For a complete, step-by-step walkthrough of how to commence a civil proceeding in the various courts with relevant forms attached, please see the following resources:
- Magistrates Court: Starting a Civil Matter
- County Court: I Want to Start a Case
- Supreme Court: Start a Civil Proceeding
What outcomes you can seek using a civil remedy
The Act allows the court to make the following civil remedy orders:
- Orders to do something, or to stop doing something;
- Interim orders before the proceedings are concluded;
- Consent orders;
- Ancillary orders; and
- Compensation orders.
The court can order the person who it agrees is not complying with the Act of a permission condition to:
- stop engaging in specific conduct; or
- take specific action
which the court considers reasonably necessary to prevent, minimise or remedy the contravention or non-compliance with the Act or a permissions condition.
The court can also order a person it finds is not complying with the Act to provide a financial assurance as a condition for them engaging in an activity. EPA has published information on the types of financial assurance that can be required.

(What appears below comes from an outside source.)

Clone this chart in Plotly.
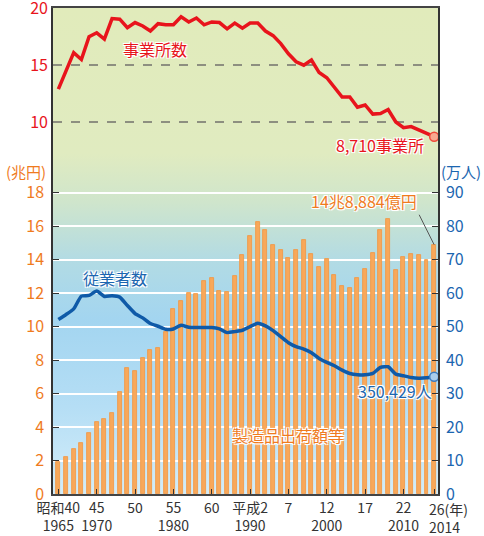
import base64
import plotly.graph_objects as go

# データ（1965〜2014年）
years = list(range(1965, 2015))

# 事業所数（千事業所）
establishments = [
    12.9, 14.5, 16.1, 15.5, 17.5, 17.85, 17.3, 19.1, 19.05, 18.3,
    18.75, 18.45, 18.0, 18.65, 18.55, 18.55, 19.25, 18.8, 19.15, 18.55,
    18.8, 18.75, 18.2, 18.7, 18.25, 18.7, 18.7, 18.0, 17.6, 16.9,
    16.0, 15.3, 15.0, 15.45, 14.35, 13.9, 13.0, 12.2, 12.2, 11.3,
    11.5, 10.7, 10.75, 11.1, 10.0, 9.5, 9.6, 9.3, 9.0, 8.71,
]

# 製造品出荷額等（兆円）
shipments = [
    1.9, 2.2, 2.7, 3.05, 3.65, 4.3, 4.5, 4.85, 6.1, 7.55,
    7.35, 8.1, 8.6, 8.75, 9.7, 11.05, 11.55, 12.0, 11.95, 12.75,
    12.9, 12.1, 12.05, 13.0, 14.25, 15.4, 16.25, 15.75, 14.85, 14.6,
    14.1, 14.55, 15.15, 14.35, 13.55, 14.05, 13.1, 12.45, 12.3, 12.9,
    13.45, 14.4, 15.75, 16.45, 13.4, 14.15, 14.35, 14.3, 14.0, 14.8884,
]

# 従業者数（万人）
employees = [
    52.1, 53.6, 55.3, 59.1, 59.3, 60.6, 59.0, 59.2, 58.8, 56.3,
    53.9, 52.6, 50.9, 50.1, 49.2, 49.3, 50.4, 49.8, 49.7, 49.7,
    49.7, 49.3, 48.2, 48.5, 48.9, 50.0, 51.0, 50.2, 48.8, 47.0,
    45.2, 44.0, 43.3, 42.2, 40.5, 39.3, 38.3, 37.0, 36.0, 35.6,
    35.6, 36.0, 37.8, 38.0, 35.8, 35.3, 34.8, 34.6, 34.7, 35.04,
]

x_tickvals = [1965, 1970, 1975, 1980, 1985, 1990, 1995, 2000, 2005, 2010, 2014]
x_ticktext = ["昭和40<br>1965", "45<br>1970", "50", "55<br>1980", "60",
              "平成2<br>1990", "7", "12<br>2000", "17", "22<br>2010", ""]

left_ticks = [0, 2, 4, 6, 8, 10, 12, 14, 16, 18]
right_ticks = [0, 10, 20, 30, 40, 50, 60, 70, 80, 90]
top_ticks = [10, 15, 20]

RED = "#e8141c"
ORANGE = "#ef7b1e"
BLUE = "#0f5aa8"
BLUE_TXT = "#1b66b0"
FONT = "Noto Sans CJK JP"
HALO = "-1px -1px 0 #fff, 1px -1px 0 #fff, -1px 1px 0 #fff, 1px 1px 0 #fff, 0 0 3px #fff"

# 背景グラデーション
svg = (
    "<svg xmlns='http://www.w3.org/2000/svg' width='10' height='100' preserveAspectRatio='none'>"
    "<defs><linearGradient id='g' x1='0' y1='0' x2='0' y2='1'>"
    "<stop offset='0' stop-color='#e1ebbb'/>"
    "<stop offset='0.30' stop-color='#e0ebc0'/>"
    "<stop offset='0.40' stop-color='#cfe5cc'/>"
    "<stop offset='0.52' stop-color='#b2dbe4'/>"
    "<stop offset='0.64' stop-color='#a3d5f0'/>"
    "<stop offset='0.82' stop-color='#b5def5'/>"
    "<stop offset='1' stop-color='#d3edf9'/>"
    "</linearGradient></defs>"
    "<rect width='10' height='100' fill='url(#g)'/></svg>"
)
bg_src = "data:image/svg+xml;base64," + base64.b64encode(svg.encode()).decode()

fig = go.Figure()

fig.add_trace(go.Bar(
    x=years, y=shipments, width=0.52,
    marker=dict(color="#f8a85a", line=dict(color="#f39640", width=0.8)),
    yaxis="y", hoverinfo="skip",
))
fig.add_trace(go.Scatter(
    x=years, y=employees, mode="lines", yaxis="y2",
    line=dict(color=BLUE, width=3.5, shape="spline", smoothing=0.5),
))
fig.add_trace(go.Scatter(
    x=years[-1:], y=employees[-1:], mode="markers", yaxis="y2",
    marker=dict(size=9, color="#a9cdec", line=dict(color="#3d7cc0", width=1.5)),
))
fig.add_trace(go.Scatter(
    x=years, y=establishments, mode="lines", yaxis="y3",
    line=dict(color=RED, width=3.5),
))
fig.add_trace(go.Scatter(
    x=years[-1:], y=establishments[-1:], mode="markers", yaxis="y3",
    marker=dict(size=9, color="#f7a88f", line=dict(color="#ee4a3a", width=1.5)),
))

ann = [
    dict(text="事業所数", x=1977.6, y=16.4, xref="x", yref="y3", showarrow=False,
         font=dict(color=RED, size=16, shadow=HALO)),
    dict(text="8,710事業所", x=years[-1], y=8.0, xref="x", yref="y3", showarrow=False,
         xanchor="right", xshift=-8, font=dict(color=RED, size=16, shadow=HALO)),
    dict(text="(兆円)", x=-0.127, y=0.663, xref="paper", yref="paper", showarrow=False,
         xanchor="left", font=dict(color=ORANGE, size=15)),
    dict(text="(万人)", x=1.117, y=0.663, xref="paper", yref="paper", showarrow=False,
         xanchor="right", font=dict(color=BLUE_TXT, size=15)),
    dict(text="14兆8,884億円", x=years[-1], y=shipments[-1], xref="x", yref="y",
         showarrow=True, arrowhead=0, arrowwidth=1, arrowcolor="#555",
         ax=-15, ay=-30, xanchor="right", yanchor="bottom",
         font=dict(color=ORANGE, size=16, shadow=HALO)),
    dict(text="従業者数", x=1972.4, y=64.5, xref="x", yref="y2", showarrow=False,
         font=dict(color=BLUE_TXT, size=16, shadow=HALO)),
    dict(text="350,429人", x=years[-1], y=30.7, xref="x", yref="y2", showarrow=False,
         xanchor="right", font=dict(color=BLUE_TXT, size=16, shadow=HALO)),
    dict(text="製造品出荷額等", x=1994.9, y=3.5, xref="x", yref="y", showarrow=False,
         font=dict(color=ORANGE, size=16, shadow=HALO)),
    dict(text="26(年)<br>2014", x=years[-1], y=0, xref="x", yref="paper", showarrow=False,
         xanchor="left", yanchor="top", xshift=-7, yshift=-3, align="left",
         font=dict(color="#333", size=14)),
]

fig.update_layout(
    width=484, height=536,
    margin=dict(l=53, r=46, t=8, b=42),
    paper_bgcolor="white", plot_bgcolor="rgba(0,0,0,0)",
    showlegend=False, bargap=0,
    font=dict(family=FONT, color="#333"),
    annotations=ann,
    images=[dict(source=bg_src, xref="paper", yref="paper", x=0, y=1, sizex=1, sizey=1,
                 sizing="stretch", layer="below")],
    xaxis=dict(
        range=[1964.3, 2014.5], tickvals=x_tickvals, ticktext=x_ticktext, tickangle=0,
        ticks="inside", ticklen=5, tickcolor="#333", showgrid=False, zeroline=False,
        showline=True, linecolor="#444", linewidth=1.5, mirror=True, automargin=False,
        tickfont=dict(size=14, color="#333"),
    ),
    yaxis=dict(
        range=[0, 29.03], tickvals=left_ticks, ticks="inside", ticklen=6, tickcolor="#333",
        showgrid=True, gridcolor="white", gridwidth=1.5, zeroline=False,
        showline=True, linecolor="#333", linewidth=1.5, automargin=False,
        tickfont=dict(size=16, color=ORANGE), ticklabelstandoff=4,
    ),
    yaxis2=dict(
        range=[0, 145.15], tickvals=right_ticks, overlaying="y", side="right", anchor="x",
        ticks="inside", ticklen=6, tickcolor="#333", showgrid=False, zeroline=False,
        showline=True, linecolor="#333", linewidth=1.5, automargin=False,
        tickfont=dict(size=16, color=BLUE_TXT), ticklabelstandoff=3,
    ),
    yaxis3=dict(
        range=[-22.72, 20.03], tickvals=top_ticks, overlaying="y", side="left", anchor="x",
        ticks="", showgrid=True, gridcolor="#8d8f80", gridwidth=1.5, griddash="dash",
        zeroline=False, showline=False, automargin=False, ticklabeloverflow="allow",
        tickfont=dict(size=16, color=RED), ticklabelstandoff=4,
    ),
)

# ページ余白をなくして図を左上に合わせる
fig.write_html("out.html", config={"displayModeBar": False},
               post_script="document.body.style.margin='0';")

Compensation orders can be made to compensate a person who has suffered or may suffer injury, loss or damage as a result of another person’s contravention of the Act or a permission condition. The compensation order can also require a person to cover costs reasonably incurred by the injured person in the course of taking action to prevent, minimise or remedy, including:
- any injury, loss or damage suffered; or
- any harm to human health or the environment
What happens if a person does not obey a civil remedy order
The Supreme and County Courts can imprison or fine a person for being in contempt. For companies in contempt, the Courts can order the removal of property/assets of the company, or issue a fine, or both.